Given problem —
Return the lines from the one that contains "Give me the Bokeh source for this chart." through the one that contains "from bokeh.resources import INLINE", both included, exactly as written and with nothing added.

Data in this exercise —

* * * *

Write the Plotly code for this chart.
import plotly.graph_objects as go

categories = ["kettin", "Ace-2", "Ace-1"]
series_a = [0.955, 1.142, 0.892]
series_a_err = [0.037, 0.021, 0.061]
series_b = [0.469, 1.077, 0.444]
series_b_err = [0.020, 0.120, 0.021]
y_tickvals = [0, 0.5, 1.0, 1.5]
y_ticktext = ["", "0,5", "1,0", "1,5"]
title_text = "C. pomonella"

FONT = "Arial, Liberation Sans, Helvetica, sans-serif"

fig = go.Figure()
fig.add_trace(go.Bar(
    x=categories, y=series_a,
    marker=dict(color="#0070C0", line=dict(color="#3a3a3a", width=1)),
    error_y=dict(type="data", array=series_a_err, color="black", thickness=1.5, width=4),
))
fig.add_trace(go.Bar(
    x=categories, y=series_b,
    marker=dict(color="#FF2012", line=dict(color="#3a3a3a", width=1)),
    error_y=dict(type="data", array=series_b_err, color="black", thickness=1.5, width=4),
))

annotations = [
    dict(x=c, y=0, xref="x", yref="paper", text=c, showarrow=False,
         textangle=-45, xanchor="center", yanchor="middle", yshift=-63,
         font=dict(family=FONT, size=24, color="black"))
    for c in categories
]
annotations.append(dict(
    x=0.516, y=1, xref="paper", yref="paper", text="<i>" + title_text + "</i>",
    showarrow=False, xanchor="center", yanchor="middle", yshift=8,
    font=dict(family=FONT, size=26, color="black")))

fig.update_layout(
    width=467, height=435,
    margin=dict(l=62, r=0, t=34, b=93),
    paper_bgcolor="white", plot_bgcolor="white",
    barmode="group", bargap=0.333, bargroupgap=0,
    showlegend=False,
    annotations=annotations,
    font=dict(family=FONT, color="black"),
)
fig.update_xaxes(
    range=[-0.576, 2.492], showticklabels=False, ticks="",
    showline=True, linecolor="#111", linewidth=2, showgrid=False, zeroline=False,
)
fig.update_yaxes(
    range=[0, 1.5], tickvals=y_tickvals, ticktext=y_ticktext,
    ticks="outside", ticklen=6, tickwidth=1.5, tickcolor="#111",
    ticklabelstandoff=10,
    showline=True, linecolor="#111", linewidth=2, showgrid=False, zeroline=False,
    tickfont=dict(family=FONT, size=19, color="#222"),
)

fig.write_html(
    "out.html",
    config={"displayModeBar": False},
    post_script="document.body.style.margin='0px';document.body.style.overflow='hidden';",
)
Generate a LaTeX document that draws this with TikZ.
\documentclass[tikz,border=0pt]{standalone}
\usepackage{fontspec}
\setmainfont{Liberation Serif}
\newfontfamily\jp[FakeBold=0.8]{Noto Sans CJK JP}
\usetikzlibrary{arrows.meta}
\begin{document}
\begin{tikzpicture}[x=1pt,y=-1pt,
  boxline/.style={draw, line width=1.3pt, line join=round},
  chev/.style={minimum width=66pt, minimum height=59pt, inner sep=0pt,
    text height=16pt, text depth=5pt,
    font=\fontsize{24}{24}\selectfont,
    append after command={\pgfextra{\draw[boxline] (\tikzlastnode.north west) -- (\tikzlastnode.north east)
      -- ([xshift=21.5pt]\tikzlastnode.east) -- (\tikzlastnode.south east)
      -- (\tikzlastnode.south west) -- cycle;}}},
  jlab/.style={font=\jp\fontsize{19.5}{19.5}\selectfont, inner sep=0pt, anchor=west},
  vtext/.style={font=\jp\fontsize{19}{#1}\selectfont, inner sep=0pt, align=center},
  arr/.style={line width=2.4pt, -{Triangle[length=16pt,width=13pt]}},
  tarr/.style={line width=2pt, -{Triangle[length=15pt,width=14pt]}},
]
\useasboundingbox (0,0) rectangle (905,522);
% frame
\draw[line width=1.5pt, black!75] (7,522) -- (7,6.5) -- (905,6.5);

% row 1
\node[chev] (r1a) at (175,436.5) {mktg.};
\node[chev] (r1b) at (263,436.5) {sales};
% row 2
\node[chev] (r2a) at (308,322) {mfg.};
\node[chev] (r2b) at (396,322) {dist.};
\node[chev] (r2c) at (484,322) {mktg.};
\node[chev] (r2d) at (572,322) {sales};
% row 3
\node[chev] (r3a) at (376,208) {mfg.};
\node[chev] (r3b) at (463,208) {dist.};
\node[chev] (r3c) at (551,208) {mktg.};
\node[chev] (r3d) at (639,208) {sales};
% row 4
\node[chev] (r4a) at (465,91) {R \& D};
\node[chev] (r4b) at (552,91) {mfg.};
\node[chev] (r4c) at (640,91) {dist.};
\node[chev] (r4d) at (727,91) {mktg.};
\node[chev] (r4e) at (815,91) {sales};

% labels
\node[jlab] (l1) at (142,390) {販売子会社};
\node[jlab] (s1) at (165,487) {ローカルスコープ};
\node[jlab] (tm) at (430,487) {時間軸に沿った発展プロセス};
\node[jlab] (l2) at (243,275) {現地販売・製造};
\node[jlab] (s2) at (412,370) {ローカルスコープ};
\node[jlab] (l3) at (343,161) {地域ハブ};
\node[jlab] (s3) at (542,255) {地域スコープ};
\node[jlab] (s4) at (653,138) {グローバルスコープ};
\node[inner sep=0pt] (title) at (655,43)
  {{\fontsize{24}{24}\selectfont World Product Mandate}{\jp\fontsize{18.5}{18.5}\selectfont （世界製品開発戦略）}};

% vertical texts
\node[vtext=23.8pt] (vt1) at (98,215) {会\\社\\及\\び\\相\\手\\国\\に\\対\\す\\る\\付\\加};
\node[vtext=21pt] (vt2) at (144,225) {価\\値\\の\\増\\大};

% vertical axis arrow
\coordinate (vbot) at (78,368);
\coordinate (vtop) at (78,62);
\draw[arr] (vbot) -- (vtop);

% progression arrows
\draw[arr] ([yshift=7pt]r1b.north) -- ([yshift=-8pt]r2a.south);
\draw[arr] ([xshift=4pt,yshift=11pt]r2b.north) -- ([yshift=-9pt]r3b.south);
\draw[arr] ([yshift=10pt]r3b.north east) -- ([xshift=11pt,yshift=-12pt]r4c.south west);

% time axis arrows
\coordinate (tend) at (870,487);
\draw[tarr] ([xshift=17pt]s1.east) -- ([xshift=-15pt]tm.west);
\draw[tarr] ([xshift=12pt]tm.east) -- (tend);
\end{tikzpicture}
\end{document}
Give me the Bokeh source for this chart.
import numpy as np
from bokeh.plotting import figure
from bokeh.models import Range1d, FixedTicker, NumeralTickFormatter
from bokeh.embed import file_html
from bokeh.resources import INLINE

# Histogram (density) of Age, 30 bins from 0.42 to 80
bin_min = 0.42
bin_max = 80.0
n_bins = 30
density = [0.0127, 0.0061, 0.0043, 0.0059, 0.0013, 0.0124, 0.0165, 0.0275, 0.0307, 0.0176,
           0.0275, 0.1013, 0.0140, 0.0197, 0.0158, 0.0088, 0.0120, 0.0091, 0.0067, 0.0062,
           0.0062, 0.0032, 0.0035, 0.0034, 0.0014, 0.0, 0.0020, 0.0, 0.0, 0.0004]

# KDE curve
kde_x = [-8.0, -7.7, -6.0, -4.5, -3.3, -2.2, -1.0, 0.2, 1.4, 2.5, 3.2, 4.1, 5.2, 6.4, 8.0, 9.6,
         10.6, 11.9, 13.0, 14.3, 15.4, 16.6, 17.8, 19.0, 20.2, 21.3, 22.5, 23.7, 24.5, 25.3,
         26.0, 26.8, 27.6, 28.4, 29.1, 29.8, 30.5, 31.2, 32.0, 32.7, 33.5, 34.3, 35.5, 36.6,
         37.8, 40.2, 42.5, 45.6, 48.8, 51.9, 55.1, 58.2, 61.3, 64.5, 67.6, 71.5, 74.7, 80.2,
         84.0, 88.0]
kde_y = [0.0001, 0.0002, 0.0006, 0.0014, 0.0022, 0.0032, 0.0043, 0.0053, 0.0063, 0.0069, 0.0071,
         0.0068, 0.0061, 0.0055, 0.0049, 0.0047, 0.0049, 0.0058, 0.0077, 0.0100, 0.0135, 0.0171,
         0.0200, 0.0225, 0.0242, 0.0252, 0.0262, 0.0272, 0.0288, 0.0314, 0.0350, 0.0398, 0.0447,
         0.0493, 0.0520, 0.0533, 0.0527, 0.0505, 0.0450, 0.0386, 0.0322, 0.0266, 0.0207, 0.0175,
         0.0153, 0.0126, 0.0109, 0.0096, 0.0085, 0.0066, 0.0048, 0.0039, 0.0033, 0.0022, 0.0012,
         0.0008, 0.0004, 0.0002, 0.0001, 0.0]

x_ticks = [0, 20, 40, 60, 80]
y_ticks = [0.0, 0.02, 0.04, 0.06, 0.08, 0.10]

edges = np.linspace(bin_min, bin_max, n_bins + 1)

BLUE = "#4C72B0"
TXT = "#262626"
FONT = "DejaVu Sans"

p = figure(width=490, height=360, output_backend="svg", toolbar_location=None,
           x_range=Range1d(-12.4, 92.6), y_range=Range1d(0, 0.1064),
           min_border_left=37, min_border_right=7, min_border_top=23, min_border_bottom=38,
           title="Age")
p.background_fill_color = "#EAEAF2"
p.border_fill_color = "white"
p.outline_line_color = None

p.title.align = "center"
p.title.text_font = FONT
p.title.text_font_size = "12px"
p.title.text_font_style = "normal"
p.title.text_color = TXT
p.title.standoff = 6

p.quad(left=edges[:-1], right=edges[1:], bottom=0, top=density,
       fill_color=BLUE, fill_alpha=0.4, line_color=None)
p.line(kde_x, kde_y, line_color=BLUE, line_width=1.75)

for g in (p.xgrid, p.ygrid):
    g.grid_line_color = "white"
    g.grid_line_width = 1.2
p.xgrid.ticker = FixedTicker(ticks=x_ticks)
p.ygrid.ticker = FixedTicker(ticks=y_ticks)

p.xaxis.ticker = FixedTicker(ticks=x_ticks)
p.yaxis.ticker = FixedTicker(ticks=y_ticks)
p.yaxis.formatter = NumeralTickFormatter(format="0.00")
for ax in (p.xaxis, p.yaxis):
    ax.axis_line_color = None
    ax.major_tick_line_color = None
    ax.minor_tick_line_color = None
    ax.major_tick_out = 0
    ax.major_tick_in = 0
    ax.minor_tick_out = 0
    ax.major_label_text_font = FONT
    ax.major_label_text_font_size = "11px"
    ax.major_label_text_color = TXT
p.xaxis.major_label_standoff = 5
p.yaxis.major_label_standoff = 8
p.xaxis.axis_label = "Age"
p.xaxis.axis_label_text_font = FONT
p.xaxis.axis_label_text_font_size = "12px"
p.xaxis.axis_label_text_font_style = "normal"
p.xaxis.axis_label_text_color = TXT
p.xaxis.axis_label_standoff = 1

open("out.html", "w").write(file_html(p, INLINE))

* * * *

Full response —
Give me the Bokeh source for this chart.
import numpy as np
from bokeh.plotting import figure
from bokeh.models import Range1d, FixedTicker, NumeralTickFormatter
from bokeh.embed import file_html
from bokeh.resources import INLINE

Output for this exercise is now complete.